Both the Ranoke and Hecla-Kilmer properties are centered on large magnetic anomalies associated with regional gravity features which occur along the western margin of the Kapuskasing Structural Zone, a long-lived, crustal-scale fault zone with bisects the Archean Superior craton between James Bay and Lake Superior, and hosts numerous alkaline, ultrabasic and carbonatite intrusions and kimberlites which span more than 1.6 billion years of activity. This tectonic setting is prospective for the development of large IOCG or carbonatite-hosted copper-gold hydrothermal breccia systems.
Hecla-Kilmer is a large, roughly circular and concentrically zoned polyphase alkaline intrusive complex with carbonatite approximately 4 – 6 km’s across. The complex was emplaced along the regional-scale tectonic suture between two sub-provinces of the Archean Superior Craton; the volcanic-dominated Wabigoon province to the north, and the sediment-dominated Quetico province to the south.
In 1988 the Ontario Geological Survey published cursory petrographic and whole rock geochemical data for the complex based on pieces of core obtained from the historic drilling in 1970 described below. Overall, the H-K complex is cored by a large body of coarse-grained nepheline syenite which intrudes a myriad of ultra-basic and carbonatite marginal phases including olivine gabbro, essexite, ijolite, pyroxenite, with an abundance of late dykes of sovite, phonolite and lamprophyre.
The H-K carbonatite complex comes to surface, forming the top of bedrock at the base of overburden which is consistently around 40 m thick, with only local variations based on the historic and current drill holes which span most of the complex. Overburden is in the form of unusually well indurated lodgement pebble till, unsorted and even-textured throughout.

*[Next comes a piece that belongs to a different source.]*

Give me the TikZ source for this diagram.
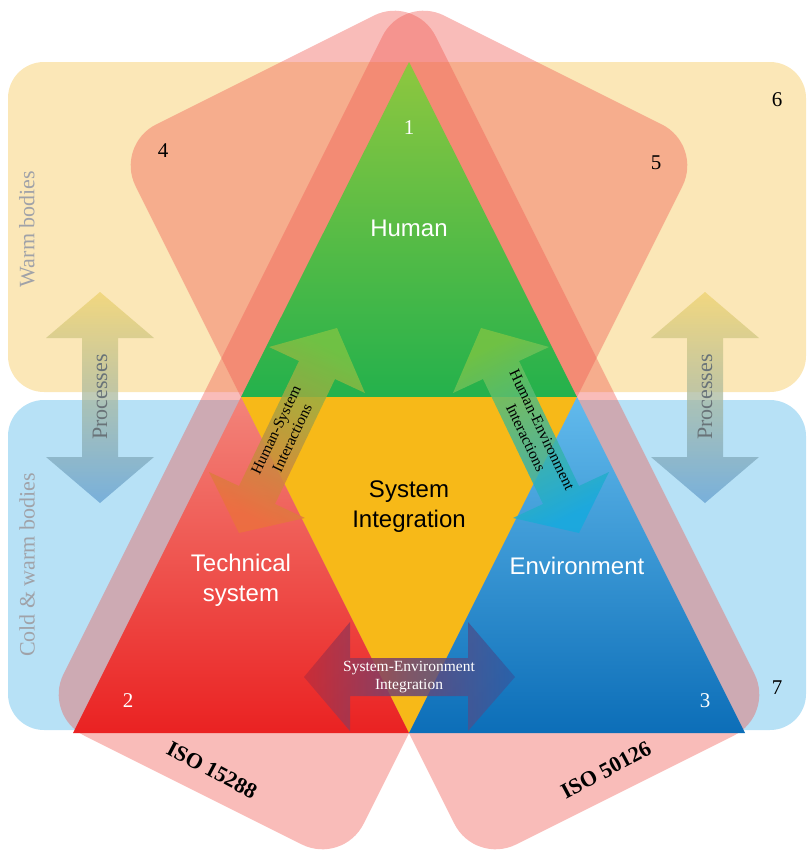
\documentclass[tikz,border=0pt]{standalone}
\usepackage{fontspec}
\setmainfont{Liberation Serif}
\setsansfont{Liberation Sans}
\usetikzlibrary{shadings}
\definecolor{cream}{RGB}{251,231,183}
\definecolor{lightblue}{RGB}{183,225,246}
\definecolor{isored}{RGB}{240,88,80}
\definecolor{greenA}{RGB}{142,199,63}
\definecolor{greenB}{RGB}{36,177,76}
\definecolor{sysyellow}{RGB}{247,185,24}
\definecolor{redA}{RGB}{243,132,122}
\definecolor{redB}{RGB}{234,34,34}
\definecolor{blueA}{RGB}{98,186,236}
\definecolor{blueB}{RGB}{12,110,184}
\definecolor{procY}{RGB}{238,210,110}
\definecolor{procB}{RGB}{100,160,210}
\definecolor{graytext}{RGB}{160,162,168}
\definecolor{proctext}{RGB}{105,115,120}
\definecolor{hsGreen}{RGB}{122,196,68}
\definecolor{hsOrange}{RGB}{236,112,62}
\definecolor{heCyan}{RGB}{22,170,222}
\definecolor{seRed}{RGB}{196,44,56}
\definecolor{seBlue}{RGB}{44,94,166}
\definecolor{sePurple}{RGB}{106,70,118}
\begin{document}
\begin{tikzpicture}[x=1pt,y=-1pt,
  zonebox/.style={rounded corners=36pt},
  isoshape/.style={fill=isored, fill opacity=0.4, rounded corners=46pt},
  procarrow/.style={top color=procY, bottom color=procB, fill opacity=0.75},
  num/.style={font=\fontsize{21}{21}\selectfont},
  whitenum/.style={num, text=white},
  bigsans/.style={font=\sffamily\fontsize{24}{30}\selectfont, align=center},
  zonelabel/.style={font=\fontsize{22}{22}\selectfont, text=graytext, rotate=90},
  proclabel/.style={font=\fontsize{22}{22}\selectfont, text=proctext, rotate=90},
  arrowlabel/.style={font=\fontsize{15.5}{18}\selectfont, align=center, inner sep=1pt},
  isolabel/.style={font=\bfseries\fontsize{22}{22}\selectfont}
]
\path[use as bounding box] (0,0) rectangle (807,855);
\begin{scope}
\clip (0,0) rectangle (807,855);
% zones
\fill[cream, zonebox] (8,62) rectangle (806,392);
\fill[lightblue, zonebox] (8,400) rectangle (806,730);
% ISO shapes
\fill[isoshape] (403,-5) -- (703,145) -- (343,865) -- (43,715) -- cycle;
\fill[isoshape] (415,-5) -- (115,145) -- (475,865) -- (775,715) -- cycle;
% triangles
\shade[top color=greenA, bottom color=greenB] (409,62) -- (577,397) -- (241,397) -- cycle;
\fill[sysyellow] (241,397) -- (577,397) -- (409,733) -- cycle;
\shade[top color=redA, bottom color=redB] (241,397) -- (409,733) -- (73,733) -- cycle;
\shade[top color=blueA, bottom color=blueB] (577,397) -- (745,733) -- (409,733) -- cycle;
% process arrows
\path[procarrow] (100,292) -- (154,338) -- (118,338) -- (118,457) -- (154,457) -- (100,503) -- (46,457) -- (82,457) -- (82,338) -- (46,338) -- cycle;
\path[procarrow] (705,292) -- (759,338) -- (723,338) -- (723,457) -- (759,457) -- (705,503) -- (651,457) -- (687,457) -- (687,338) -- (651,338) -- cycle;
% interaction arrows
\path[top color=hsGreen, bottom color=hsOrange, shading angle=-26, fill opacity=0.85]
  (337,328) -- (365,393) -- (335,379) -- (275,504) -- (305,518) -- (239,533) -- (209,472) -- (239,486) -- (299,361) -- (269,347) -- cycle;
\path[top color=hsGreen, bottom color=heCyan, shading angle=26, fill opacity=0.85]
  (481,328) -- (549,347) -- (519,361) -- (579,486) -- (609,472) -- (579,533) -- (513,518) -- (543,504) -- (483,379) -- (453,393) -- cycle;
\path[left color=seRed, right color=seBlue, middle color=sePurple, fill opacity=0.85]
  (304,677) -- (350,622) -- (350,658) -- (468,658) -- (468,622) -- (515,677) -- (468,731) -- (468,696) -- (350,696) -- (350,731) -- cycle;
\end{scope}
% labels
\node[whitenum] (n1) at (409,128) {1};
\node[whitenum] (n2) at (128,701) {2};
\node[whitenum] (n3) at (705,701) {3};
\node[num] (n4) at (163,151) {4};
\node[num] (n5) at (656,163) {5};
\node[num] (n6) at (777,100) {6};
\node[num] (n7) at (777,688) {7};
\node[bigsans, text=white] (human) at (409,228) {Human};
\node[bigsans] (sysint) at (409,507) {System\\Integration};
\node[bigsans, text=white] (tech) at (241,580) {Technical\\system};
\node[bigsans, text=white] (env) at (577,566) {Environment};
\node[zonelabel] (warm) at (27,229) {Warm bodies};
\node[zonelabel] (cold) at (27,565) {Cold \& warm bodies};
\node[proclabel] (procL) at (100,397) {Processes};
\node[proclabel] (procR) at (705,397) {Processes};
\node[arrowlabel, rotate=64.4] (hs) at (284,434) {Human-System\\Interactions};
\node[arrowlabel, rotate=-64.4] (he) at (534,434) {Human-Environment\\Interactions};
\node[arrowlabel, text=white] (se) at (409,677) {System-Environment\\Integration};
\node[isolabel, rotate=-28] (iso1) at (212,770) {ISO 15288};
\node[isolabel, rotate=28] (iso2) at (606,770) {ISO 50126};
\end{tikzpicture}
\end{document}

Six diamond drill holes were completed at H-K by Ashland Oil and Elgin Petroleum in 1970 as part of a regional base metal exploration program of the Paleozoic shelf carbonate succession which covers Archean basement rocks in the region. One hole was abandoned, and only 854 m were completed in total in 5 holes, all on magnetic highs in the outer zones of the H-K complex. Importantly, the historic drilling for base metals in 1970 proved that the H-K carbonatite complex comes to surface, to the base of glacial till and overburden.
Ten years later in 1981, Selco Exploration Company completed two drill holes on peripheral magnetic highs of the complex as part of a regional diamond exploration program, and intersected ultra-basic rocks and mafic breccia.
A high-resolution airborne magnetic survey was flown in the region in 1993 for diamond exploration. The survey shows clearly that Hecla-Kilmer is a concentrically zoned, high contrast magnetic anomaly 4 – 6 km’s across. Magnetic boundaries within the complex are sharply defined on RTP, 1VD and 2VD magnetic products. The historic drilling at H-K was done before this high-resolution survey, and before the discovery of the Olympic Dam copper-gold deposit in Australia and the development of the IOCG mineral deposit model, which helps explain why all five holes in 1970 were located in the outer concentric zones of the complex, and why copper-gold-fluorite hydrothermal breccia intersected in drill core in at least one of the holes was not sampled or followed up.
There has been no modern, systematic exploration or drilling of the core of the Hecla-Kilmer intrusive complex for copper and gold in the basement. The opportunity for VR is to be the first to apply modern IOCG and carbonatite mineral deposit models and the first to use modern exploration technologies to explore the core of the H-K complex for a magnetite-copper-gold-fluorite hydrothermal breccia system.